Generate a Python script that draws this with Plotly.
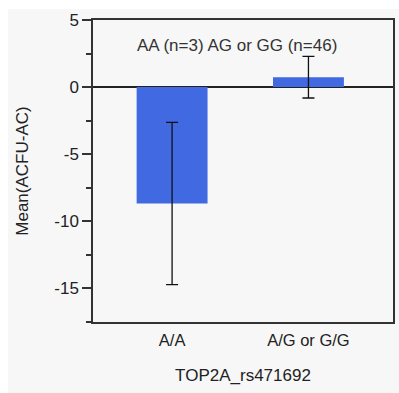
import plotly.graph_objects as go

# Genotype groups and their mean ACFU-AC with error half-widths
genotypes = ["A/A", "A/G or G/G"]
means = [-8.67, 0.74]
errors = [6.05, 1.55]

# Y tick values and labels (plain hyphen for negatives)
y_tickvals = [5, 0, -5, -10, -15]
y_ticktext = ["5", "0", "-5", "-10", "-15"]

x_title = "TOP2A_rs471692"
y_title = "Mean(ACFU-AC)"
group_note = "AA (n=3) AG or GG (n=46)"

font_family = "Liberation Sans, Arial, sans-serif"

fig = go.Figure()
fig.add_trace(go.Bar(
    x=genotypes,
    y=means,
    width=0.52,
    marker=dict(color="#4169E1", line=dict(width=0)),
    error_y=dict(type="data", array=errors, visible=True,
                 color="#111111", thickness=1.3, width=6),
    showlegend=False,
))

# Light gray canvas behind the framed plot area
fig.add_shape(type="rect", xref="paper", yref="paper",
              x0=-0.2835, x1=1.02, y0=-0.24, y1=1.0364,
              fillcolor="#f7f7f7", line=dict(width=0), layer="below")

fig.add_annotation(x=0.48, y=0.917, xref="paper", yref="paper",
                   xanchor="center", yanchor="middle",
                   text=group_note, showarrow=False,
                   font=dict(size=17, color="#333333", family=font_family))

fig.update_layout(
    width=399, height=393,
    margin=dict(l=93, r=4, t=20, b=71),
    paper_bgcolor="white",
    plot_bgcolor="white",
    font=dict(family=font_family, color="#222222", size=16),
    xaxis=dict(
        range=[-0.58, 1.62],
        showline=True, linecolor="#333333", linewidth=1.5, mirror=True,
        showgrid=False, ticks="", zeroline=False,
        tickfont=dict(size=16.5),
        ticklabelstandoff=2,
        title=dict(text=x_title, font=dict(size=17), standoff=22),
    ),
    yaxis=dict(
        range=[-17.5, 5],
        tickvals=y_tickvals,
        ticktext=y_ticktext,
        showline=True, linecolor="#333333", linewidth=1.5, mirror=True,
        showgrid=False,
        ticks="outside", ticklen=9, tickwidth=1.5, tickcolor="#333333",
        minor=dict(dtick=2.5, tick0=0, ticks="outside", ticklen=5,
                   tickwidth=1.5, tickcolor="#333333", showgrid=False),
        zeroline=True, zerolinecolor="#222222", zerolinewidth=1.5,
        tickfont=dict(size=17),
        title=dict(text=y_title, font=dict(size=17), standoff=21),
    ),
)

fig.write_html("out.html")
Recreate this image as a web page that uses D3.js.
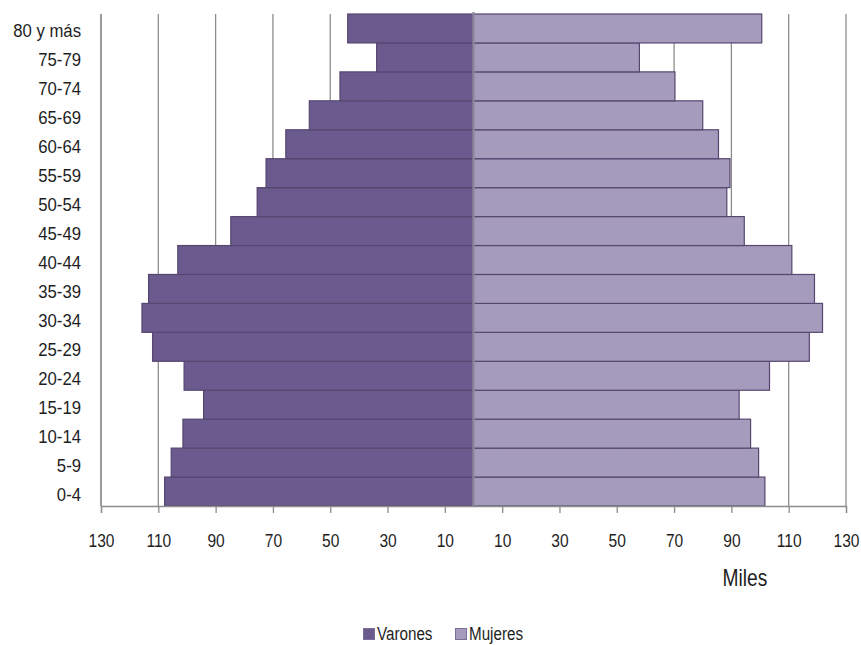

* _What the exercise asks_:
Go through the data above and transcribe it in full, omitting any image.

* _Full answer_:
Generate a Python script that draws this with Plotly.
import plotly.graph_objects as go

# Genotype groups and their mean ACFU-AC with error half-widths
genotypes = ["A/A", "A/G or G/G"]
means = [-8.67, 0.74]
errors = [6.05, 1.55]

# Y tick values and labels (plain hyphen for negatives)
y_tickvals = [5, 0, -5, -10, -15]
y_ticktext = ["5", "0", "-5", "-10", "-15"]

x_title = "TOP2A_rs471692"
y_title = "Mean(ACFU-AC)"
group_note = "AA (n=3) AG or GG (n=46)"

font_family = "Liberation Sans, Arial, sans-serif"

fig = go.Figure()
fig.add_trace(go.Bar(
    x=genotypes,
    y=means,
    width=0.52,
    marker=dict(color="#4169E1", line=dict(width=0)),
    error_y=dict(type="data", array=errors, visible=True,
                 color="#111111", thickness=1.3, width=6),
    showlegend=False,
))

# Light gray canvas behind the framed plot area
fig.add_shape(type="rect", xref="paper", yref="paper",
              x0=-0.2835, x1=1.02, y0=-0.24, y1=1.0364,
              fillcolor="#f7f7f7", line=dict(width=0), layer="below")

fig.add_annotation(x=0.48, y=0.917, xref="paper", yref="paper",
                   xanchor="center", yanchor="middle",
                   text=group_note, showarrow=False,
                   font=dict(size=17, color="#333333", family=font_family))

fig.update_layout(
    width=399, height=393,
    margin=dict(l=93, r=4, t=20, b=71),
    paper_bgcolor="white",
    plot_bgcolor="white",
    font=dict(family=font_family, color="#222222", size=16),
    xaxis=dict(
        range=[-0.58, 1.62],
        showline=True, linecolor="#333333", linewidth=1.5, mirror=True,
        showgrid=False, ticks="", zeroline=False,
        tickfont=dict(size=16.5),
        ticklabelstandoff=2,
        title=dict(text=x_title, font=dict(size=17), standoff=22),
    ),
    yaxis=dict(
        range=[-17.5, 5],
        tickvals=y_tickvals,
        ticktext=y_ticktext,
        showline=True, linecolor="#333333", linewidth=1.5, mirror=True,
        showgrid=False,
        ticks="outside", ticklen=9, tickwidth=1.5, tickcolor="#333333",
        minor=dict(dtick=2.5, tick0=0, ticks="outside", ticklen=5,
                   tickwidth=1.5, tickcolor="#333333", showgrid=False),
        zeroline=True, zerolinecolor="#222222", zerolinewidth=1.5,
        tickfont=dict(size=17),
        title=dict(text=y_title, font=dict(size=17), standoff=21),
    ),
)

fig.write_html("out.html")
Recreate this image as a web page that uses D3.js.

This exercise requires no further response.